Given exercise → Extract the lines of the material below, beginning with the first and ending with the line that holds "import * as". Skip every picture.

[Dataset entries]
----

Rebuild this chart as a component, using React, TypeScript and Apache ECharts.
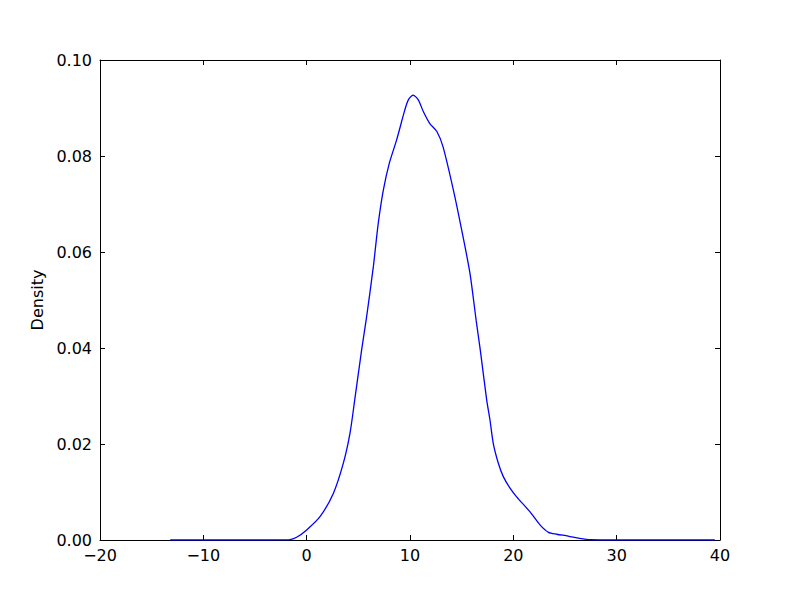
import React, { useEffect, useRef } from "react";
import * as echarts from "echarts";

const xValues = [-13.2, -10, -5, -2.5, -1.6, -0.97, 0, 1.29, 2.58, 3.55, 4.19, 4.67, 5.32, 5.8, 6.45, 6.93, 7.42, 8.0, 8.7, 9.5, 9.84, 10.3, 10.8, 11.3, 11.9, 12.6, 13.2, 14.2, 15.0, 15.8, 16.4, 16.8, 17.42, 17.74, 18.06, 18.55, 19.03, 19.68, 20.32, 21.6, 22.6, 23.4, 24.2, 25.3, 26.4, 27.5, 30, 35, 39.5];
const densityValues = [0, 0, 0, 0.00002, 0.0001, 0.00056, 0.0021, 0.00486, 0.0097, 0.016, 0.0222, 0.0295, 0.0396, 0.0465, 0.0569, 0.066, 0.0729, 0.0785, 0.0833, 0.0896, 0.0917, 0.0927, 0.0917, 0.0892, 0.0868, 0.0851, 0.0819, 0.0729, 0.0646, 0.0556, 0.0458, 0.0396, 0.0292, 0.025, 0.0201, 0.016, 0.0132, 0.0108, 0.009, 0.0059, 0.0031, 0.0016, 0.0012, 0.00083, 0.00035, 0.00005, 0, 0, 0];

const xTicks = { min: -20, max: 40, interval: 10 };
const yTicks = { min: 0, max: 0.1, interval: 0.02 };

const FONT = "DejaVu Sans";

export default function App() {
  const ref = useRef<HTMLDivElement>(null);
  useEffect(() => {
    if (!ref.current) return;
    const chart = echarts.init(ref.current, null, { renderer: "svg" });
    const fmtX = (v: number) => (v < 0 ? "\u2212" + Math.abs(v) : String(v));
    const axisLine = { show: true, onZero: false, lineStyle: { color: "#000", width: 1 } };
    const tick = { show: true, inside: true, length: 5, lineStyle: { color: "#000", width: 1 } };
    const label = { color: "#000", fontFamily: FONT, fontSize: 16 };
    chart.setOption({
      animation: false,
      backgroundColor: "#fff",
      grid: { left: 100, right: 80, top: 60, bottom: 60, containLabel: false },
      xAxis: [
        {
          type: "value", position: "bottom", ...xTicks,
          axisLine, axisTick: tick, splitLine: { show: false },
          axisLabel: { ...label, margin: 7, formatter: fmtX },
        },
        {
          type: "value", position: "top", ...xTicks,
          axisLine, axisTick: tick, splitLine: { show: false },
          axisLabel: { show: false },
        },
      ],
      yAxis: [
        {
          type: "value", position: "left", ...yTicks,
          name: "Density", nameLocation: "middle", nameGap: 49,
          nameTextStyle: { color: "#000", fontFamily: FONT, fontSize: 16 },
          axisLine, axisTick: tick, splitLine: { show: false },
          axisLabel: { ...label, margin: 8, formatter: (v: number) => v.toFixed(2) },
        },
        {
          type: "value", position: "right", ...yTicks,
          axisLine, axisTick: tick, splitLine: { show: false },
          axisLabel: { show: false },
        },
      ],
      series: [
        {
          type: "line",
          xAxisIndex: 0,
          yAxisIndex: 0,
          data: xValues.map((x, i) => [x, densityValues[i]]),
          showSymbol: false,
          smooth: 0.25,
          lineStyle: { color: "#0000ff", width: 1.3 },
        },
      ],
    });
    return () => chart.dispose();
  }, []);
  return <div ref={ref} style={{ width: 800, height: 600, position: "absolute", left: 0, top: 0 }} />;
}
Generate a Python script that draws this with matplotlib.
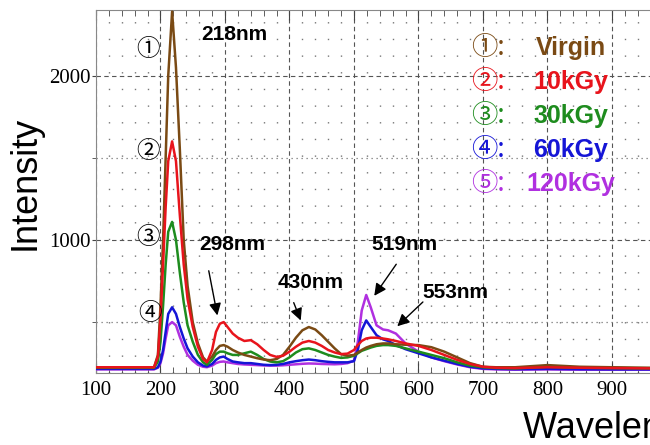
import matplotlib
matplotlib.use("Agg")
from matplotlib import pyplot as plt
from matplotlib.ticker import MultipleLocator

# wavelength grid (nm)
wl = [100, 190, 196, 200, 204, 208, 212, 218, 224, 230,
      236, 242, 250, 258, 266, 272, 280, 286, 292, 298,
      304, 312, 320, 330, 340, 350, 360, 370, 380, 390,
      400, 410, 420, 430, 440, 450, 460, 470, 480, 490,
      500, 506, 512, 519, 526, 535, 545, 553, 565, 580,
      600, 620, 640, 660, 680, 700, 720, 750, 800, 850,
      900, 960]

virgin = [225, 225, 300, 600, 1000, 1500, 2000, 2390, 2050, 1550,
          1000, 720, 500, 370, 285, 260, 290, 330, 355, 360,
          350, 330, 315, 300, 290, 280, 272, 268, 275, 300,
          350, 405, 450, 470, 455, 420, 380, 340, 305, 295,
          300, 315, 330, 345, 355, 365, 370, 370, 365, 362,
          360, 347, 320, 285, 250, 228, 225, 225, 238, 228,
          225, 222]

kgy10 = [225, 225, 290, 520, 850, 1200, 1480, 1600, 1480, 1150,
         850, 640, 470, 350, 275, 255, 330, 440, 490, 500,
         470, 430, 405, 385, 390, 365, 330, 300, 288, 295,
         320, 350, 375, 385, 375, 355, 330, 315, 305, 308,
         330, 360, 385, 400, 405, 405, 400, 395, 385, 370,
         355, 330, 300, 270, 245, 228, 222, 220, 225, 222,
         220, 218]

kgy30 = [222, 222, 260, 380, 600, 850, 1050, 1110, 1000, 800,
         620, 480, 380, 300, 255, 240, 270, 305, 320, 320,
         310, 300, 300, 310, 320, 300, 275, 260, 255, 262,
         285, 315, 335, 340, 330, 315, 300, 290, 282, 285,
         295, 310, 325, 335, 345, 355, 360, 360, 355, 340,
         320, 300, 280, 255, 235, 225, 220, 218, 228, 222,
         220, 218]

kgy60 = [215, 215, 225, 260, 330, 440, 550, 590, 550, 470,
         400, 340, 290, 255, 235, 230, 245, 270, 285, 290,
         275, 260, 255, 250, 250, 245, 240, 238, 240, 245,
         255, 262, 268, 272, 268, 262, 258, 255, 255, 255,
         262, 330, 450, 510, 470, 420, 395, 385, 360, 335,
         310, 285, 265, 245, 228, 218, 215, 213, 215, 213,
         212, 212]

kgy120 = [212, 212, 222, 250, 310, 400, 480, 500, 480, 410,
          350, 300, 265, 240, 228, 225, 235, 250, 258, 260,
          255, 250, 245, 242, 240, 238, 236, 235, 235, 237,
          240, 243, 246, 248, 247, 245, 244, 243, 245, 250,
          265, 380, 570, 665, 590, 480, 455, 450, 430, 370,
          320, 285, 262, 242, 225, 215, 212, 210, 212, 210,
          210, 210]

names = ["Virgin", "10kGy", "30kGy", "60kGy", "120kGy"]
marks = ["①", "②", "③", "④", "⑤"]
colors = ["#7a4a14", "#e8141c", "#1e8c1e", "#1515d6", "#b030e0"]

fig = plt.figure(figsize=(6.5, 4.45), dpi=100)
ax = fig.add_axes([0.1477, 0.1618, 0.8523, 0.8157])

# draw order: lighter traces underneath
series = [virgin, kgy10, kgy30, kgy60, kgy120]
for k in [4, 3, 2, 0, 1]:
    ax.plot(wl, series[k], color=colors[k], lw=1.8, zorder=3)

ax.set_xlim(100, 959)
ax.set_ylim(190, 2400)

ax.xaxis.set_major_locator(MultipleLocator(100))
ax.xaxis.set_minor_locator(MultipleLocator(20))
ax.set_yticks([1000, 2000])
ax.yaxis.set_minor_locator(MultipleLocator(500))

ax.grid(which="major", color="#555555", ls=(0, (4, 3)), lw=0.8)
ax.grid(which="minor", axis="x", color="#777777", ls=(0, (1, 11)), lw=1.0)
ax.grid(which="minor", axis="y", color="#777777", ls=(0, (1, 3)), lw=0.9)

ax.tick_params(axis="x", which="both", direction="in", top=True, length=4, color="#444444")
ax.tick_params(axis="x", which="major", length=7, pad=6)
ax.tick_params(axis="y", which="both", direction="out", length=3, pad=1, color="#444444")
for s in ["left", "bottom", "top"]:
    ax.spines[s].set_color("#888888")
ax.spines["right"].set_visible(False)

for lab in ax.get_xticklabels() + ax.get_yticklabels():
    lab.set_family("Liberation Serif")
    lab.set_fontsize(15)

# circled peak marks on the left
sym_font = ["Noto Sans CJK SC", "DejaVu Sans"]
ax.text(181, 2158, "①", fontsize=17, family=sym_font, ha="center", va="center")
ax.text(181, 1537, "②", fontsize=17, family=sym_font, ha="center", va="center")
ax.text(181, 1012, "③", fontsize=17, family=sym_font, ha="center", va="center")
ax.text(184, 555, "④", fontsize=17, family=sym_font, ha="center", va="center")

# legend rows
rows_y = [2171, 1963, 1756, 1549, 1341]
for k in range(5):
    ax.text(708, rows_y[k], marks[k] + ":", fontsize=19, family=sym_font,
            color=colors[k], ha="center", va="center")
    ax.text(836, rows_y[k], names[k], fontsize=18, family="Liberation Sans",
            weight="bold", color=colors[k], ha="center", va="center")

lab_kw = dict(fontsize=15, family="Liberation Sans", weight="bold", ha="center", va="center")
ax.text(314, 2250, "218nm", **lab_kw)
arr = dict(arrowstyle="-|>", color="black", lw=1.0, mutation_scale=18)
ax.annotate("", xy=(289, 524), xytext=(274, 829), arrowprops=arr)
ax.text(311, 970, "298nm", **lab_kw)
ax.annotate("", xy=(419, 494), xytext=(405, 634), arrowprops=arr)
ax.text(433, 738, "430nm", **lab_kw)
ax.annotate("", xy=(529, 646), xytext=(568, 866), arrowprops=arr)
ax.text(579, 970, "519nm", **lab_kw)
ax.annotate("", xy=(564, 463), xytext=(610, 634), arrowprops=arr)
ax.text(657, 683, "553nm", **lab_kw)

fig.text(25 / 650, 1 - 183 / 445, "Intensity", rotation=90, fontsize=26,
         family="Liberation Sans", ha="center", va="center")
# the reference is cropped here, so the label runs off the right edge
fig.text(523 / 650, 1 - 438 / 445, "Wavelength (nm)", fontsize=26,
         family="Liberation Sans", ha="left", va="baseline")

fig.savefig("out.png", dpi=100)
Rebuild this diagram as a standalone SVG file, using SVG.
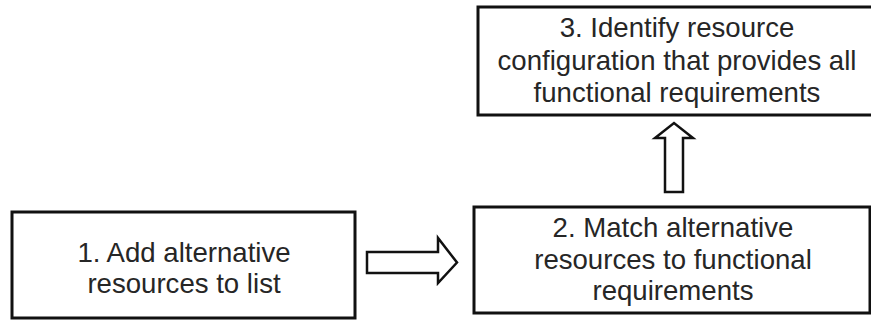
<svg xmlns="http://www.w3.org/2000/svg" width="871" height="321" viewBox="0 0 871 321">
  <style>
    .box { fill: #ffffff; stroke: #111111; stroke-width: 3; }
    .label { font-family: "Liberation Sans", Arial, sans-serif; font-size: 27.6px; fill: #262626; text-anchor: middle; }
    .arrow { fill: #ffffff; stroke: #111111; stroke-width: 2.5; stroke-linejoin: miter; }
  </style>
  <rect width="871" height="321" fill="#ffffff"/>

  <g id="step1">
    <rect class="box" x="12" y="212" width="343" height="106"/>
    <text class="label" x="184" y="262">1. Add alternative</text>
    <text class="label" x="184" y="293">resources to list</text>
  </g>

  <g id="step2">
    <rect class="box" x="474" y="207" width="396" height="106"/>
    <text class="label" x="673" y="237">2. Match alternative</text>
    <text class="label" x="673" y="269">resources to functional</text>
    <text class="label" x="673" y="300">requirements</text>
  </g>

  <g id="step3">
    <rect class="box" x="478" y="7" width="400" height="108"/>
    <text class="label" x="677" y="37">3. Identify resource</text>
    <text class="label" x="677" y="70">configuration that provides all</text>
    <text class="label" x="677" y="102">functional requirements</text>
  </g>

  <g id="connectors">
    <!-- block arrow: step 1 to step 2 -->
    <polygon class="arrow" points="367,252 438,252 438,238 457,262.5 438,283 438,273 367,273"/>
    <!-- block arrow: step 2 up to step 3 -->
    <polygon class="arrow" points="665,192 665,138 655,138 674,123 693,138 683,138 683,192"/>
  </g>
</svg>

----

Complete answer →
Rebuild this chart as a component, using React, TypeScript and Apache ECharts.
import React, { useEffect, useRef } from "react";
import * as echarts from "echarts";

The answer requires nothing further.